Now the k-means algorithm consists of tree steps:

  1. assign vectors to the nearest center
  2. recompute the center from the vectors assigned to it
  3. when no assignments where changed stop, else go to 1.

Assignments with opencl are great. Nothing beats the speed by which the GPU can compute the euclidean distance from all vectors to all centers.

__kernel void assign_to_centers(
		read_only image2d_t img,
		uint img_width,
		__global float4 *centers,
		uint k,
		__global uchar *assignments,
		__global int *changed
) {
   const int gx = get_global_id(0);
   const int gy = get_global_id(1);
   const int2 pos = { gx, gy };
   const float4 value = read_imagef(img, sampler, pos);
   const int ai = (img_width*gy)+gx;
   float dd = 1.0E30f;
   uchar indMin = -1;
   for (int i = 0; i < k; i++) {
       float localD = length(centers[i] - value);
	   if (localD < dd) {
		   indMin = i;
		   dd = localD;
   if (assignments[ai] != indMin) changed[0] = 1;
   assignments[ai] = indMin;

It takes the original img, centers, an array of indexes from pixels to the assigned centers (an img_width times img_height array of uchar) and a pointer that signalizes that the assignments changed.
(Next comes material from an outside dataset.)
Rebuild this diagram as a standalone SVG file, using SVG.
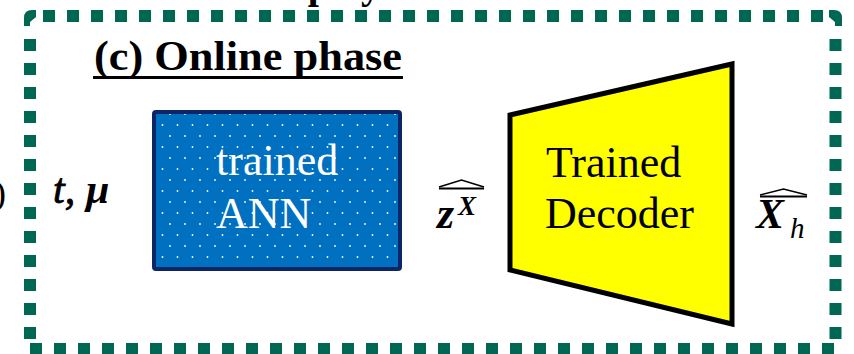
<svg xmlns="http://www.w3.org/2000/svg" width="854" height="354" viewBox="0 0 854 354">
  <style>
    .frame { stroke: #006852; stroke-width: 12; stroke-dasharray: 12 12; fill: none; }
    .serif { font-family: "Liberation Serif", "Times New Roman", serif; }
    .math { font-family: "Liberation Serif", "DejaVu Serif", serif; font-style: italic; }
    .hat { fill: none; stroke: #000; stroke-width: 1.6; stroke-linejoin: miter; }
  </style>
  <defs>
    <pattern id="dots" width="15" height="22" patternUnits="userSpaceOnUse" x="152" y="110">
      <rect width="15" height="22" fill="#0070C0"/>
      <circle cx="3" cy="4" r="0.9" fill="#ffffff"/>
      <circle cx="10.5" cy="15" r="0.9" fill="#ffffff"/>
    </pattern>
  </defs>

  <!-- cut-off text of the panels around this one -->
  <text class="serif" x="261" y="-2" font-size="40" font-weight="bold" fill="#000">Deployment</text>
  <text class="serif" x="6" y="205" font-size="36" text-anchor="end" fill="#000">)</text>

  <!-- dashed panel frame -->
  <g id="frame">
    <line class="frame" x1="43" y1="16" x2="823" y2="16"/>
    <line class="frame" x1="30" y1="39" x2="30" y2="339"/>
    <line class="frame" x1="835.5" y1="39" x2="835.5" y2="339"/>
    <line class="frame" x1="30" y1="349" x2="834" y2="349"/>
    <path d="M24 26 V18 Q24 10 32 10 H36 V17 L30 22 V26 Z" fill="#006852"/>
    <path d="M842 26 V18 Q842 10 834 10 H829 V17 L835 22 V26 Z" fill="#006852"/>
  </g>

  <!-- panel title -->
  <g id="title">
    <text class="serif" x="94" y="70" font-size="42" font-weight="bold" textLength="308" lengthAdjust="spacingAndGlyphs" fill="#000">(c) Online phase</text>
    <line x1="93" y1="77.5" x2="403" y2="77.5" stroke="#000" stroke-width="3"/>
  </g>

  <!-- inputs -->
  <g id="input">
    <text class="math" x="53" y="203" font-size="42" fill="#000" stroke="#000" stroke-width="0.8">t,</text>
    <text class="math" x="86" y="203" font-size="42" font-weight="bold" fill="#000">μ</text>
  </g>

  <!-- trained ANN -->
  <g id="ann">
    <rect x="154" y="112" width="246" height="157" rx="2" fill="url(#dots)" stroke="#0B2566" stroke-width="4"/>
    <text class="serif" x="216" y="175" font-size="44" fill="#fff">trained</text>
    <text class="serif" x="216" y="228" font-size="44" fill="#fff">ANN</text>
  </g>

  <!-- latent code -->
  <g id="latent">
    <polyline class="hat" points="439,187 461.5,180 484,187"/>
    <line x1="439" y1="188.5" x2="484" y2="188.5" stroke="#000" stroke-width="2"/>
    <text class="math" x="437" y="228" font-size="44" font-weight="bold" fill="#000">z</text>
    <text class="math" x="458" y="215" font-size="27" font-weight="bold" fill="#000">X</text>
  </g>

  <!-- trained decoder -->
  <g id="decoder">
    <polygon points="510,115 732,64 732,324 510,270" fill="#FFFF00" stroke="#000" stroke-width="5"/>
    <text class="serif" x="546" y="177" font-size="44" fill="#000">Trained</text>
    <text class="serif" x="545" y="228" font-size="44" fill="#000">Decoder</text>
  </g>

  <!-- reconstructed solution -->
  <g id="output">
    <polyline class="hat" points="760,195 783.5,189 807,195"/>
    <line x1="760" y1="196.5" x2="807" y2="196.5" stroke="#000" stroke-width="2"/>
    <text class="math" x="756" y="228" font-size="42" font-weight="bold" fill="#000">X</text>
    <text class="math" x="790" y="238" font-size="29" fill="#000">h</text>
  </g>

  <g id="connectors"></g>
</svg>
The length function is here the key for the speed, because it is build in to opencl and it calculates the distance between the center and the pixel. There are so many workers as there are pixels in the image. gx and gy are the index to the currently processed pixel.

Now when the data vectors (pixels) where assigned to the nearest centers, we must recompute the new centers by calculating the means of the assigned vectors.

__kernel void recompute_centers(
		read_only image2d_t img,
		uint img_width,
		uint img_height,
		__global float4 *centers,
		__global ulong *global_sum,
		__global uint *global_count,
		__global uchar *assignments,
		__local float4 *sum,
		__local uint *count
) {
   const int window = 8;
   const int gid = get_global_id(0);
   const int lid = get_local_id(0);
   const int local_size = get_local_size(0);
   sum[lid] = 0;
   count[lid] = 0;
   global_sum[lid] = 0;
   global_count[lid] = 0;
   const int item_offset = gid*window;
   for (int x = item_offset; x < (item_offset + window) && x < img_width; x++) {
      for (int y = item_offset; y < (item_offset + window) && y < img_height; y++) {
		 if (lid == assignments[img_width*y+x]) {
			 const int2 pos = {x,y};
			 const float4 value = read_imagef(img, sampler, pos);
			 sum[lid] += value;
   if (sum[lid].x != 0) atom_add(global_sum + lid*4, (int)(sum[lid].x*255));
   if (sum[lid].y != 0) atom_add(global_sum + lid*4+1, (int)(sum[lid].y*255));
   if (sum[lid].z != 0) atom_add(global_sum + lid*4+2, (int)(sum[lid].z*255));
   if (sum[lid].w != 0) atom_add(global_sum + lid*4+3, (int)(sum[lid].w*255));
   if (count[lid] != 0) atomic_add(global_count + lid, count[lid]);
   if (gid == 0) {
	   for (int i=0; i<local_size; i++) {
		   if (global_count[i] == 0) continue;
	       centers[i].x = global_sum[i*4] / global_count[i] / 255.0;
	       centers[i].y = global_sum[i*4+1] / global_count[i] / 255.0;
	       centers[i].z = global_sum[i*4+2] / global_count[i] / 255.0;
	       centers[i].w = global_sum[i*4+3] / global_count[i] / 255.0;

This is more complicated and there is a scary barrier, but bare with me. To compute the sum of all the assigned pixels in a parallel fashion, we can’t just add the value to a global sum, that would be too slow.

For this we use a 8 by 8 window of pixels and every worker sums up just the pixels that he is responsible for. We have a global size of (img_width * img_heigh +1) / WINDOW_SIZE and a local size of k. So for every window there are k workers that sum up his own pixels to the local memory.

When all workers have completed the processing of the window (there is the barrier) we atomically add the local results to the global sum and count.

Then the last step is just for the worker with gid 0 to compute the means of all the centers.

Every time we check the changed value (from the assign_to_centers) and when there where no changes, we quit.

The result is a palette of k colors and a matrix of pixels with indexes to the palette.